I due indiani caduti sono lavoratori immigrati, impiegati in una società del posto. Indiani alla ricerca di fortuna. Presumibilmente, non tanto diversi da due pescatori intenti a guadagnarsi da vivere al largo delle coste del Kerala, uccisi nel febbraio 2012 dai fucilieri italiani perché scambiati per pirati.
GUERRA CIVILE. Il contesto dei due episodi, certo, è diverso. Nella Repubblica Centrafricana c'è una guerra civile in corso. Secondo la versione degli europei, quando la vettura su cui viaggiavano le vittime è arrivata vicino alla postazione dei soldati di Parigi, i militari hanno sparato alcuni colpi di avvertimento. Ma l'auto non si è fermata. Anzi, secondo i francesi, avrebbe proseguito la corsa «ad alta velocità».
A questo punto, l'esercito ha deciso di aprire il fuoco. Eppure, almeno finora, dal Subcontinente non si è levata la rabbia che accompagna ormai da mesi la questione dei marò italiani.
Forse perché i francesi sono stati accorti nella gestione della pratica.

Scuse immediate, inchiesta aperta e interessi protetti

Il presidente francese François Hollande ha subito chiamato il primo ministro indiano Manmohan Singh per porgere le proprie scuse e condoglianze. E gli ha anche inviato una lettera. Hollande ha dichiarato la ferma volontà di fare chiarezza sull'episodio, mentre Singh ha replicato chiedendo garanzie di sicurezza per i 100 connazionali ancora nel Paese africano.
INCHIESTA AD ALTI LIVELLI. A meno di 24 ore di distanza, il 26 marzo, mentre il ministro degli Esteri italiano Giulio Terzi dava le dimissioni, la Francia assicurava all'India l'apertura di un'inchiesta ad alti livelli.
Parallelamente il ministro della Difesa francese, Jean-Yves Le Drian, intratteneva un colloquio con il collega indiano A.K Antony per esprimergli le condoglianze e il rammarico per il fatale errore. E, sussurrano le malelingue, anche per proteggere gli accordi commerciali stretti tra i due Stati in materia di armamenti.
IL BUSINESS DEI RAFALE. A febbraio 2012, il Subcontinente ha infatti ipotecato 10 miliardi di euro per l'acquisto di 126 caccia Rafale made in France, voltando le spalle ai Typhoon fabbricati dalla britannica Bae Systems e dall'italiana Finmeccanica.
Nicolas Sarkozy riuscì insomma a far impegnare gli indiani ufficialmente.
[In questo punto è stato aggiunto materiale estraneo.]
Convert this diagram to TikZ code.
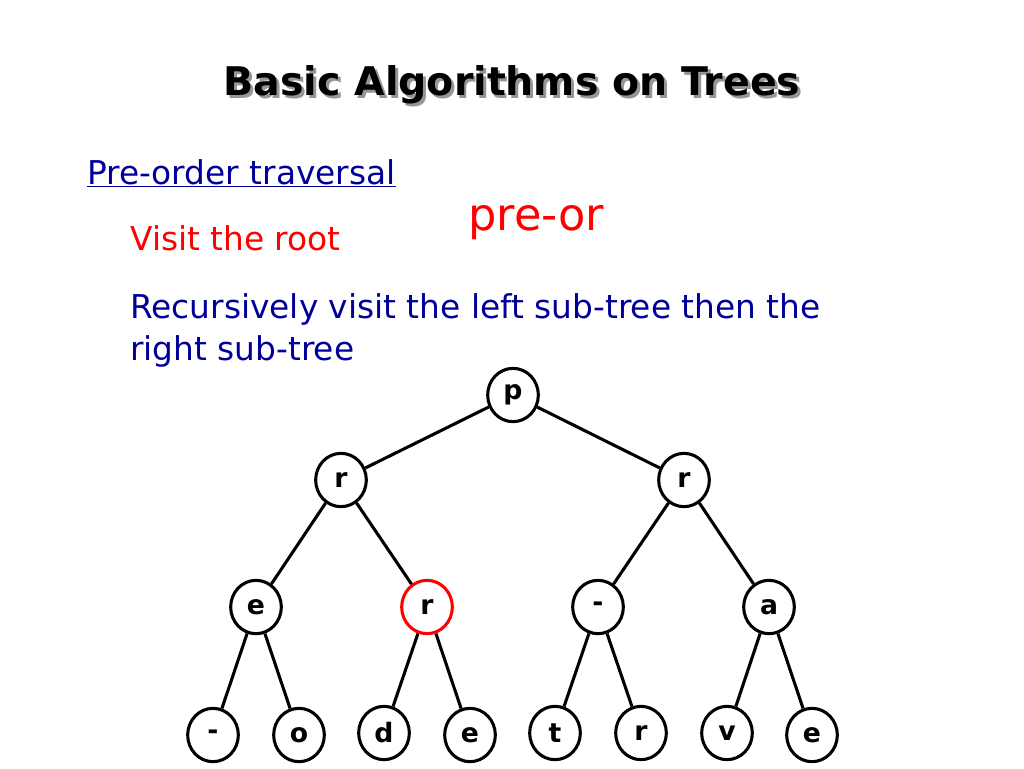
\documentclass[tikz,border=0pt]{standalone}
\usepackage{fontspec}
\setmainfont{DejaVu Sans}
\usetikzlibrary{shapes.geometric}
\definecolor{navy}{RGB}{0,0,153}
\definecolor{shadowgray}{RGB}{150,150,150}
\newcommand{\shadowtext}[1]{\makebox[0pt][l]{\hspace{2.2pt}\raisebox{-2.2pt}{\color{shadowgray}#1}}#1}
\tikzset{
  tnode/.style={draw, ellipse, line width=2.3pt, minimum width=38pt, minimum height=40pt,
    inner sep=0pt, fill=white, font=\fontsize{20}{22}\selectfont\bfseries},
  tedge/.style={line width=2.3pt},
  bodytext/.style={anchor=base west, inner sep=0pt, font=\fontsize{24.6}{28}\selectfont}
}
\begin{document}
\begin{tikzpicture}[x=0.75pt, y=-0.75pt]
        \useasboundingbox (0,0) rectangle (1024,768);
        % title with shadow
        \node[font=\fontsize{29.6}{34}\selectfont\bfseries] (title) at (512,86) {\shadowtext{Basic Algorithms on Trees}};
        % text
        \node[bodytext, color=navy] (pre) at (87,184) {\underline{Pre-order traversal}};
        \node[bodytext, color=red] (visit) at (130,250) {Visit the root};
        \node[bodytext, color=red, font=\fontsize{33.5}{38}\selectfont] (preor) at (468,230) {pre-or};
        \node[bodytext, color=navy] (rec1) at (130,318) {Recursively visit the left sub-tree then the};
        \node[bodytext, color=navy] (rec2) at (130,360) {right sub-tree};
        % tree
        \node[tnode] (p) at (513,395) {p};
        \node[tnode] (r1) at (341,480) {r};
        \node[tnode] (r2) at (684,480) {r};
        \node[tnode] (e1) at (256,607) {e};
        \node[tnode, draw=red] (r3) at (427,607) {r};
        \node[tnode] (m1) at (598,607) {-};
        \node[tnode] (a) at (769,607) {a};
        \node[tnode] (m2) at (213,735) {-};
        \node[tnode] (o) at (299,735) {o};
        \node[tnode] (d) at (384,733) {d};
        \node[tnode] (e2) at (470,735) {e};
        \node[tnode] (t) at (555,733) {t};
        \node[tnode] (r4) at (641,733) {r};
        \node[tnode] (v) at (727,733) {v};
        \node[tnode] (e3) at (812,735) {e};
        \draw[tedge] (p) -- (r1);
        \draw[tedge] (p) -- (r2);
        \draw[tedge] (r1) -- (e1);
        \draw[tedge] (r1) -- (r3);
        \draw[tedge] (r2) -- (m1);
        \draw[tedge] (r2) -- (a);
        \draw[tedge] (e1) -- (m2);
        \draw[tedge] (e1) -- (o);
        \draw[tedge] (r3) -- (d);
        \draw[tedge] (r3) -- (e2);
        \draw[tedge] (m1) -- (t);
        \draw[tedge] (m1) -- (r4);
        \draw[tedge] (a) -- (v);
        \draw[tedge] (a) -- (e3);
\end{tikzpicture}
\end{document}
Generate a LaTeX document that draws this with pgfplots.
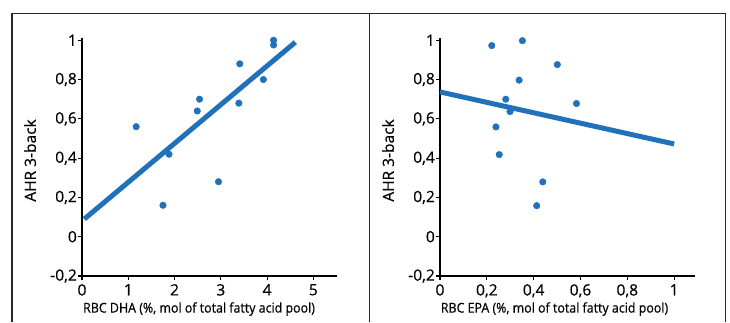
\documentclass[border=0pt]{standalone}
\usepackage{pgfplots}
\pgfplotsset{compat=1.18}
\usepackage{fontspec}
\setmainfont[FakeBold=0.5]{Open Sans}
\newfontfamily\narrowfont[FakeStretch=0.92,FakeBold=0.5]{Open Sans}
\definecolor{dotblue}{RGB}{33,113,186}
\pgfplotsset{
  myaxis/.style={
    scale only axis,
    width=254.5pt, height=237.7pt,
    anchor=south west,
    axis lines=left,
    axis line style={line width=1.3pt, -, black},
    ymin=-0.2, ymax=1.01,
    ytick={-0.2,0,0.2,0.4,0.6,0.8,1},
    yticklabels={{-0,2},{0},{0,2},{0,4},{0,6},{0,8},{1}},
    tick align=outside,
    major tick length=4pt,
    tick style={line width=1.1pt, black},
    tick label style={font=\fontsize{15.5}{17}\selectfont},
    yticklabel style={anchor=east, inner sep=0pt, xshift=-1pt},
    xticklabel style={anchor=north, inner sep=0pt, yshift=-4pt},
    clip=false,
    ylabel={AHR 3-back},
    ylabel style={at={(axis description cs:-0.204,0.486)}, anchor=center, rotate=0, font=\fontsize{15.5}{17}\selectfont},
    xlabel style={anchor=center, font=\narrowfont\fontsize{13.5}{15}\selectfont},
  }
}
\begin{document}
\begin{tikzpicture}[x=1pt,y=1pt]
\path[use as bounding box] (0,0) rectangle (730,322);
\draw[line width=1.5pt, black!85] (12,0) -- (12,308.5) -- (725.5,308.5) -- (725.5,0);
\draw[line width=1.5pt, black!85] (369.5,0) -- (369.5,308.5);
\begin{axis}[myaxis, at={(82pt,46pt)},
  xmin=0, xmax=5.5,
  xtick={0,1,2,3,4,5},
  xticklabels={0,1,2,3,4,5},
  xlabel={RBC DHA (\%, mol of total fatty acid pool)},
  xlabel style={at={(axis description cs:0.46,-0.139)}},
]
\addplot[only marks, mark=*, mark size=3.3pt, color=dotblue] coordinates {
(1.17,0.56) (1.75,0.16) (1.88,0.42) (2.49,0.64) (2.54,0.70) (2.95,0.28)
(3.39,0.68) (3.41,0.88) (3.92,0.80) (4.14,1.00) (4.14,0.976)
};
\addplot[no marks, line width=5pt, color=dotblue] coordinates {(0.05,0.09) (4.61,0.99)};
\end{axis}
\begin{axis}[myaxis, at={(440pt,46pt)},
  xmin=0, xmax=1.087,
  xtick={0,0.2,0.4,0.6,0.8,1},
  xticklabels={{0},{0,2},{0,4},{0,6},{0,8},{1}},
  xlabel={RBC EPA (\%, mol of total fatty acid pool)},
  xlabel style={at={(axis description cs:0.45,-0.139)}},
]
\addplot[only marks, mark=*, mark size=3.3pt, color=dotblue] coordinates {
(0.221,0.973) (0.352,0.998) (0.501,0.876) (0.338,0.797) (0.281,0.70)
(0.299,0.637) (0.583,0.678) (0.239,0.559) (0.253,0.418) (0.439,0.279) (0.413,0.158)
};
\addplot[no marks, line width=5pt, color=dotblue] coordinates {(0,0.737) (1,0.472)};
\end{axis}
\end{tikzpicture}
\end{document}
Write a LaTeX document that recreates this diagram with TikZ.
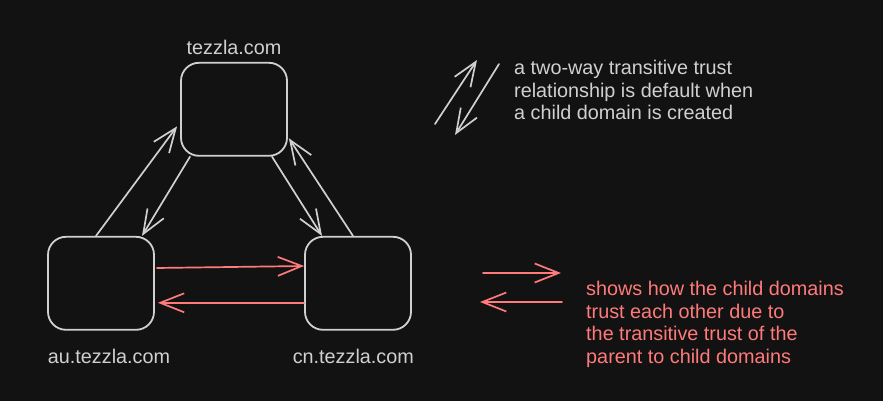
\documentclass[tikz,border=0pt]{standalone}
\usepackage{fontspec}
\setmainfont{Liberation Sans}
\usetikzlibrary{arrows.meta,positioning}

\definecolor{bgdark}{HTML}{121212}
\definecolor{linegray}{HTML}{D0D0D0}
\definecolor{trustred}{HTML}{FF7A7A}

\tikzset{
  domainbox/.style={draw=linegray, line width=1.8pt, rounded corners=18pt,
    minimum width=106pt, minimum height=93pt},
  dlabel/.style={text=linegray, font=\fontsize{19.8}{22.5}\selectfont},
  trust/.style={draw=linegray, line width=1.7pt, line cap=round,
    -{Straight Barb[length=24pt,width=19pt]}},
  redtrust/.style={trust, draw=trustred},
}

\begin{document}
\begin{tikzpicture}[x=1pt,y=-1pt]

\fill[bgdark] (0,0) rectangle (883,401);
\useasboundingbox (0,0) rectangle (883,401);

% domains
\node[domainbox] (tezzla) at (234,109.3) {};
\node[domainbox] (au) at (101,283.3) {};
\node[domainbox] (cn) at (358,283.3) {};

\node[dlabel, above=3.5pt of tezzla] (tezzlalbl) {tezzla.com};
\node[dlabel, below=15pt of au, xshift=8pt] (aulbl) {au.tezzla.com};
\node[dlabel, below=15pt of cn, xshift=-4.7pt] (cnlbl) {cn.tezzla.com};

% parent <-> child trusts
\draw[trust] ([xshift=-5pt]au.north) -- ([shift={(-3pt,-17pt)}]tezzla.west);
\draw[trust] ([xshift=-44pt]tezzla.south) -- ([xshift=41pt]au.north);
\draw[trust] ([xshift=38pt]tezzla.south) -- ([xshift=-36pt]cn.north);
\draw[trust] ([xshift=-5pt]cn.north) -- ([shift={(1pt,-29pt)}]tezzla.east);

% child <-> child (transitive)
\draw[redtrust] ([shift={(2pt,15.3pt)}]au.east) -- ([yshift=17.3pt]cn.west);
\draw[redtrust] ([yshift=-19.5pt]cn.west) -- ([shift={(3pt,-19.5pt)}]au.east);

% key
\coordinate (keyupS) at (435,124);
\coordinate (keyupE) at (477,60);
\coordinate (keydnS) at (499,64);
\coordinate (keydnE) at (455,135);
\coordinate (keyrtS) at (483,273);
\coordinate (keyrtE) at (561,273);
\coordinate (keyltS) at (562,302);
\coordinate (keyltE) at (480,302);

\draw[trust] (keyupS) -- (keyupE);
\draw[trust] (keydnS) -- (keydnE);
\draw[redtrust] (keyrtS) -- (keyrtE);
\draw[redtrust] (keyltS) -- (keyltE);

\node[dlabel, anchor=west, align=left] (graykey) at (510.7,90)
  {a two-way transitive trust\\relationship is default when\\a child domain is created};
\node[dlabel, text=trustred, anchor=west, align=left] (redkey) at (582.7,324.5)
  {shows how the child domains\\trust each other due to\\the transitive trust of the\\parent to child domains};

\end{tikzpicture}
\end{document}
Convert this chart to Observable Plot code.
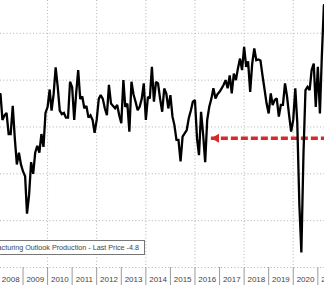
<!DOCTYPE html>
<html>
<head>
<meta charset="utf-8">
<script src="https://cdn.jsdelivr.net/npm/d3@7"></script>
<script src="https://cdn.jsdelivr.net/npm/@observablehq/plot@0.6"></script>
<style>
  html, body { margin: 0; padding: 0; background: #fff; }
  #wrap { position: relative; width: 324px; height: 285px; overflow: hidden; }
  #wrap svg { position: absolute; left: 0; top: 0; }
  #legend {
    position: absolute; left: -80px; top: 240px; width: 225px; height: 15px;
    box-sizing: border-box; border: 1px solid #777; background: #fff;
    font: 7.2px "Liberation Sans", Arial, sans-serif; color: #444;
    text-align: right; line-height: 13px; padding-right: 5px; white-space: nowrap;
  }
</style>
</head>
<body>
<div id="wrap"></div>
<script>
// Monthly production index readings, Jan..Dec of each year
const prod2008 = [14, 3, 5, 6, -3, -3, 9, -5, -16, -11, -16, -19];
const prod2009 = [-21, -37, -29, -15, -20, -11, -8, -11, -3, -8.5, 6, 8.5];
const prod2010 = [16, 7, 14, 25.5, 17, 7, 5.5, 6, 4, 4, 19.3, 17];
const prod2011 = [3, 14, 24.3, 12, 13, 8, 9, 4, 5, 3, -2.5, 3];
const prod2012 = [12, 13.6, 12, 8, 5, 18, 10, 9, 8, 9.4, 5, 1.6];
const prod2013 = [20, 8.6, 10, -2, 19.3, 14, 10.8, 7.2, 8.6, 12, 18.6, 3];
const prod2014 = [12.9, 12.2, 25.7, 10.8, 19.3, 18.6, 12, 6.5, 16.4, 14.3, 7.9, 13.6];
const prod2015 = [4.4, 0.9, -5.5, -5.5, -14.7, -4.1, -2.7, -1.3, 3.7, 7, 10.8, 11.5];
const prod2016 = [-5, -12, 6.5, -3, -15, 3, 8.6, 12, 16.5, 12.2, 14, 15];
const prod2017 = [16.5, 17.9, 20, 16.5, 22, 14.3, 22.8, 20, 25, 29.2, 24.3, 34.2];
const prod2018 = [25.7, 28, 15, 27, 33.5, 28.5, 28.8, 28.4, 22, 16, 10, 5.8];
const prod2019 = [14.3, 9.4, 11.5, 12.2, 4.4, 9.4, 9.4, 18.6, 13, 5, -2, 3];
const prod2020 = [16.5, 2, -33, -53.6, -12, 15.7, 17.1, 15.7, 24.3, 27.1, 8.6, 25.7];
const prod2021 = [5.8, 29.9, 52];

const years = [2008, 2009, 2010, 2011, 2012, 2013, 2014, 2015, 2016, 2017, 2018, 2019, 2020, 2021];
const seriesByYear = [prod2008, prod2009, prod2010, prod2011, prod2012, prod2013, prod2014,
                      prod2015, prod2016, prod2017, prod2018, prod2019, prod2020, prod2021];
const gridValues = [40, 20, 0, -20, -40, -60];
const gridYears = [2010, 2012, 2014, 2016, 2018, 2020];
const seriesName = "Dallas Fed Manufacturing Outlook Production";
const lastPrice = -4.8;
const arrowFrom = [2016, 8];   // year, month index of arrow tip
const arrowTo = [2021, 11];    // arrow tail (off to the right)

// Build table: each monthly reading plotted at its month end
const data = [];
seriesByYear.forEach((vals, i) => vals.forEach((v, m) => {
  data.push({ date: new Date(years[i], m + 1, 1), value: v });
}));
const annotations = [{
  level: lastPrice,
  tip: new Date(arrowFrom[0], arrowFrom[1], 1),
  tail: new Date(arrowTo[0], arrowTo[1], 1)
}];

const red = "#d8282c";
const font = "'Liberation Sans', Arial, sans-serif";

const chart = Plot.plot({
  width: 324,
  height: 285,
  marginTop: 0,
  marginRight: 0,
  marginLeft: 0,
  marginBottom: 18,
  style: { background: "#fff", fontFamily: font },
  x: { type: "time", domain: [new Date(2008, 1, 1), new Date(2021, 3, 10)], axis: null },
  y: { domain: [-60, 54], axis: null },
  marks: [
    Plot.gridY(gridValues, { stroke: "#b0b0b0", strokeOpacity: 1, strokeDasharray: "1,2.3" }),
    Plot.gridX(gridYears.map(y => new Date(y, 0, 1)), { stroke: "#b0b0b0", strokeOpacity: 1, strokeDasharray: "1,2.3" }),
    Plot.axisX(years.slice(1).map(y => new Date(y, 0, 1)), {
      tickSize: 18, tickFormat: () => "", stroke: "#9a9a9a", strokeOpacity: 1
    }),
    Plot.text(years, {
      x: d => new Date(d, 6, 2), text: d => String(d),
      frameAnchor: "bottom", dy: 14, fontSize: 8, fill: "#444", fontFamily: font
    }),
    Plot.ruleY(annotations, {
      y: "level", x1: "tip", x2: "tail",
      stroke: red, strokeWidth: 3.5, strokeDasharray: "7,3"
    }),
    Plot.dot(annotations, {
      x: "tip", y: "level", symbol: "triangle", r: 3.4, rotate: -90,
      fill: red, stroke: null, dx: 5
    }),
    Plot.line(data, { x: "date", y: "value", stroke: "#000", strokeWidth: 2.3, curve: "linear", strokeLinejoin: "miter", strokeMiterlimit: 2 })
  ]
});

const wrap = document.getElementById("wrap");
wrap.appendChild(chart);
const legend = document.createElement("div");
legend.id = "legend";
legend.textContent = `${seriesName} - Last Price ${lastPrice}`;
wrap.appendChild(legend);
</script>
</body>
</html>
COPIONE CHE SI RIPETE. Un anno dopo, con Hollande, il copione si è ripetuto. Mentre Finmeccanica si è vista bloccare l’acquisto di 12 elicotteri per un giro di presunte tangenti all'ex capo dell'aeronautica indiana, Parigi stringeva nuovi patti.
Il gruppo Eurocopter ha piazzato sette elicotteri Ec135 (spera di venderne fino a 50), mentre il presidente socialista ha proseguito il lavoro del suo predecessore, lavorando per chiudere l'affare Rafale.
Insomma, la Francia al pari dell'Italia con l'India si gioca miliardi di commesse. Ed è quindi cruciale per Parigi che la vicenda dei due cittadini indiani caduti sotto il fuoco amico sia gestita nel modo più delicato e cauto possibile.
LA SOBRIA REAZIONE INDIANA. Finora, la strategia sembra aver dato i suoi risultati. La reazione degli indiani è stata, infatti, assai pacata.
La notizia dei due concittadini morti non ha fatto scalpore. Su uno dei maggiori quotidiani del Subcontinente, The Hindu, qualche commentatore ha mostrato rabbia: «Dobbiamo processare le loro truppe». Ma altri hanno risposto: «Finiamola di essere così, impariamo a comportarci sul piano internazionale».
Insomma, almeno per il momento c'è stato poco spazio a strumentalizzazioni. Tra Francia e India sembrano prevalere chiarezza nelle catene di comando e rispetto reciproco. Una trasparenza che certamente è mancata nel caso dei marò. E il loro esilio forzato a Delhi ne è la conseguenza.